The test input is this . I press Enter to input newline twice and Backspace twice. Use F12 to record performance. The result:
Oniguruma (367ms):
JavaScript (2.60s):
The result is strongly related to the styled language, of course, more regexp patterns, more match tries. I see in the demo's findNextMatchSync it also use a simple for loop. For Oniguruma, it can do match only once per call, dig into engine to get which sub-expression is matched. But in JS I can not find out a way to do this.
Update: seems that named capturing group can do this? I'm tring...
Update: IMO we should prefer tree-sitter instead of fight with this ugly TextMate.
prob should look at
- https://github.com/shikijs/shiki
- https://github.com/microsoft/vscode-textmate
- https://github.com/microsoft/vscode-oniguruma
From the original post:
In a basic benchmark of Shiki's JS vs WASM engine (using precompiled versions of the grammars that had been pre-run through Oniguruma-To-ES using these options), the JS engine performed comparably for many grammars, faster for some, and slower for others. [...] These times are based on processing the language samples that Shiki provides
@kkocdko
Update: Is this really faster? [...] The result is strongly related to the styled language, of course, more regexp patterns, more match tries. I see in the demo's
findNextMatchSyncit also use a simple for loop. For Oniguruma, it can do match only once per call, dig into engine to get which sub-expression is matched. But in JS I can not find out a way to do this.

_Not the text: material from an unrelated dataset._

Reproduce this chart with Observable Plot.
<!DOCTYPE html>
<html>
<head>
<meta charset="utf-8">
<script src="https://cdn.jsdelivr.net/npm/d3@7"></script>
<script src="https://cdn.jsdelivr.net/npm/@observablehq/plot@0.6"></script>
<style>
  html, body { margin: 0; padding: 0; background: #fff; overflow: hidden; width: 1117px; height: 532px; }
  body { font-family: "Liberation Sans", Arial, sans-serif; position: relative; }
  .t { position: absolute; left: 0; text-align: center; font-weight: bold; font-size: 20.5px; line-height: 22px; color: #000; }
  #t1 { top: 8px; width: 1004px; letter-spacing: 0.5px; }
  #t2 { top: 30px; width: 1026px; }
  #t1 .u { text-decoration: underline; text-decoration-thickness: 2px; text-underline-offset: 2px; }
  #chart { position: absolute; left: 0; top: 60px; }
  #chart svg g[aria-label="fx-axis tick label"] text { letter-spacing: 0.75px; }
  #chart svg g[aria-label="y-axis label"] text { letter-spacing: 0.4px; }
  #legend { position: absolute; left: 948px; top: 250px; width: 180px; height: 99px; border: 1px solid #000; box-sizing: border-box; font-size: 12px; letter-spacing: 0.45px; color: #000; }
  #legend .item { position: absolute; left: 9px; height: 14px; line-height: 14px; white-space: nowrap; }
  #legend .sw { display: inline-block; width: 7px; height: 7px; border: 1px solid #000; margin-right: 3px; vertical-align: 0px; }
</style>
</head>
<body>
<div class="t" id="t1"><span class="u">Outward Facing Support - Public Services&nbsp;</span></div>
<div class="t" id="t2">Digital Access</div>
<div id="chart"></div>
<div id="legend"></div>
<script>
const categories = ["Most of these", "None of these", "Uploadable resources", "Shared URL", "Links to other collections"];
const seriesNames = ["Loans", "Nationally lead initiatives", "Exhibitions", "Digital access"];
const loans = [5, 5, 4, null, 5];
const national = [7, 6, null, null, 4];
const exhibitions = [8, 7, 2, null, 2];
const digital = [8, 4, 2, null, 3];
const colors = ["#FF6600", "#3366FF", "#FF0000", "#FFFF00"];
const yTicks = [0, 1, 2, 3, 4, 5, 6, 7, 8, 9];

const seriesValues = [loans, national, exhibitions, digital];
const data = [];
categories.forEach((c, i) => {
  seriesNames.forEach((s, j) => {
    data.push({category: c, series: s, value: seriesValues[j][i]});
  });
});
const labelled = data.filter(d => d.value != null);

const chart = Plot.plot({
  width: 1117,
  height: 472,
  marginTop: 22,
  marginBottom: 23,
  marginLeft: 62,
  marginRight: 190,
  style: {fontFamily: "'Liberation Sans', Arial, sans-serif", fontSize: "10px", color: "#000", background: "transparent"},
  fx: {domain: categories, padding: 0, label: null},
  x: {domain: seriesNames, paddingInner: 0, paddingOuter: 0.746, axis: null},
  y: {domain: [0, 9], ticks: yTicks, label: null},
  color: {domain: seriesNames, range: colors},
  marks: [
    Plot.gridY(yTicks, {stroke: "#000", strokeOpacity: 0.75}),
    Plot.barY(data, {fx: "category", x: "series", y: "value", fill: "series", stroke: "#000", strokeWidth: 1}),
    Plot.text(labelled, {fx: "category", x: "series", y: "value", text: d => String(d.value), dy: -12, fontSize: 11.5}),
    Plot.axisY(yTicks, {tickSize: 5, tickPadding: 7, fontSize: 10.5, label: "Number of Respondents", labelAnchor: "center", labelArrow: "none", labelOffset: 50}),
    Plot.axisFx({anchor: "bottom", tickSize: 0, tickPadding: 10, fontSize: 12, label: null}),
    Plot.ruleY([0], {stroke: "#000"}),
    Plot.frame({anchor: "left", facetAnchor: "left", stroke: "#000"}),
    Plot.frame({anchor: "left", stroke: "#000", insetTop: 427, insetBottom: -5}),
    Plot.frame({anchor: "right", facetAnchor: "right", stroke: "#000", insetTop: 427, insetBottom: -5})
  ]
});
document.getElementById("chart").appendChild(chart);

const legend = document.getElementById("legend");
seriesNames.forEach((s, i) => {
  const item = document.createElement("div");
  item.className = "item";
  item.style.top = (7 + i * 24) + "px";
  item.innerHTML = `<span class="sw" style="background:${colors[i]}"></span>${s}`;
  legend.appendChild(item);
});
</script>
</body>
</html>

You cannot simply concatenate (with |) Oniguruma regex patterns together (for a variety of reasons), so yeah, native Oniguruma being able to apply multiple searches at once is an advantage that overtakes native JS performance in some cases.

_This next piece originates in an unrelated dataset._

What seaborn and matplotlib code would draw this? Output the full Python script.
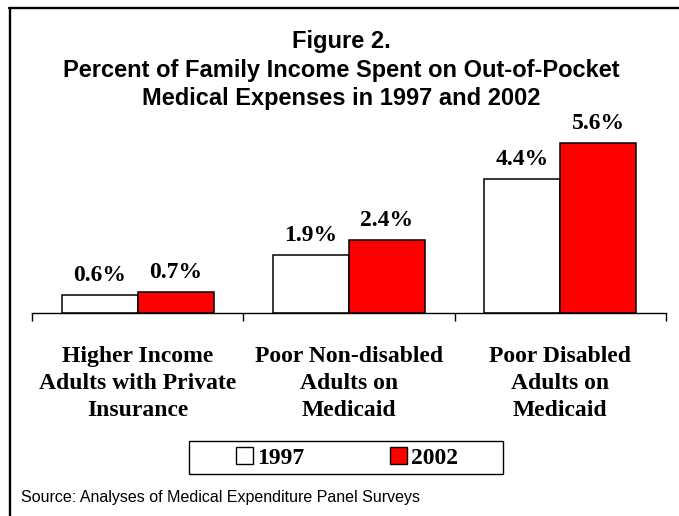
import pandas as pd
import matplotlib
matplotlib.use("Agg")
import matplotlib.pyplot as plt
from matplotlib.patches import Patch, Rectangle
from matplotlib.lines import Line2D
import seaborn as sns

# Dados
grupos = ["Higher Income\nAdults with Private\nInsurance",
          "Poor Non-disabled\nAdults on\nMedicaid",
          "Poor Disabled\nAdults on\nMedicaid"]
anos = ["1997", "2002"]
valores_1997 = [0.6, 1.9, 4.4]
valores_2002 = [0.7, 2.4, 5.6]

df = pd.DataFrame({
    "grupo": grupos * 2,
    "ano": [anos[0]] * 3 + [anos[1]] * 3,
    "valor": valores_1997 + valores_2002,
})

sns.set_style("white")
plt.rcParams.update({
    "font.family": ["Liberation Sans", "DejaVu Sans"],
    "text.color": "black",
    "axes.labelcolor": "black",
    "xtick.color": "black",
})

SERIF = ["Liberation Serif", "DejaVu Serif"]
cores = {"1997": "white", "2002": "#FF0000"}
W, H = 679, 516

fig = plt.figure(figsize=(6.79, 5.16), dpi=100)
ax = fig.add_axes([32 / W, (H - 313) / H, 634 / W, 182.4 / H])

sns.barplot(data=df, x="grupo", y="valor", hue="ano", palette=cores,
            hue_order=anos, order=grupos, width=0.72, saturation=1,
            edgecolor="black", linewidth=1.1, legend=False, ax=ax)

for cont in ax.containers:
    ax.bar_label(cont, labels=[f"{v:.1f}%" for v in cont.datavalues],
                 padding=6.5, fontsize=17, fontweight="bold", family=SERIF)

ax.set_xlim(-0.5, 2.5)
ax.set_ylim(0, 6)
ax.set_yticks([])
ax.set_xlabel("")
ax.set_ylabel("")
for s in ["top", "right", "left"]:
    ax.spines[s].set_visible(False)
ax.spines["bottom"].set_color("black")
ax.spines["bottom"].set_linewidth(1.0)

ax.set_xticks([-0.5, 0.5, 1.5, 2.5], minor=True)
ax.tick_params(axis="x", which="minor", length=6, width=1.0, color="black",
               direction="out", bottom=True)
ax.tick_params(axis="x", which="major", length=0, pad=23.5)
for lbl in ax.get_xticklabels():
    lbl.set_fontfamily(SERIF)
    lbl.set_fontsize(17)
    lbl.set_fontweight("bold")
    lbl.set_linespacing(1.38)
    lbl.set_verticalalignment("top")

# Título
fig.text(0.503, 1 - 70 / H, "Figure 2.\nPercent of Family Income Spent on Out-of-Pocket\n"
         "Medical Expenses in 1997 and 2002", ha="center", va="center",
         fontsize=17, fontweight="bold", linespacing=1.3)

# Legenda
handles = [Patch(facecolor=cores[a], edgecolor="black", linewidth=1) for a in anos]
fig.legend(handles, anos, loc="center", ncol=2,
           bbox_to_anchor=(347 / W, 1 - 458 / H),
           prop={"family": SERIF, "weight": "bold", "size": 17},
           frameon=False, handlelength=0.72, handleheight=0.72,
           handletextpad=0.2, columnspacing=3.6, borderpad=0, borderaxespad=0)
fig.add_artist(Rectangle((189 / W, 1 - 474 / H), 314 / W, 33 / H, fill=False,
                         edgecolor="black", linewidth=1.0, transform=fig.transFigure))

fig.text(21 / W, 1 - 502 / H, "Source: Analyses of Medical Expenditure Panel Surveys",
         fontsize=11.5, ha="left", va="baseline")

# Moldura
fig.add_artist(Line2D([10 / W, 10 / W], [0, 1 - 8 / H], color="black", linewidth=1.7,
                      transform=fig.transFigure))
fig.add_artist(Line2D([9.4 / W, 1], [1 - 8 / H, 1 - 8 / H], color="black", linewidth=1.7,
                      transform=fig.transFigure))

fig.savefig("out.png", dpi=100)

Note that I was using Shiki's precompiled versions of grammars (with Shiki's createJavaScriptRawEngine), and it sounds like you're not doing that here. Precompiled grammars avoid the need to transpile the regexes at runtime. There is an open Shiki issue https://github.com/shikijs/shiki/issues/918 for precompiled grammars (not known when I first posted here) that prevents them from working correctly with some languages (more than a third) unfortunately. It can be fixed but hasn't been prioritized since the standard createJavaScriptRegexEngine (which transpiles regexes at runtime) is good enough for common cases and avoids the need to download the large WASM bundle, and avoiding that is often the main reason to use the JS engine. Interest from VS Code in using precompiled grammars could probably accelerate a fix.
But yeah, whether you're using precompiled grammars or not, the performance comparison with WASM depends on the specific grammar being used and on the text being highlighted, as I mentioned in the quote above. Anecdotally, on the Shiki grammar playground page you linked to, I'm seeing faster numbers for JS highlighting (which is not using precompilation) than for Oniguruma, via the timer that the playground self reports on the bottom.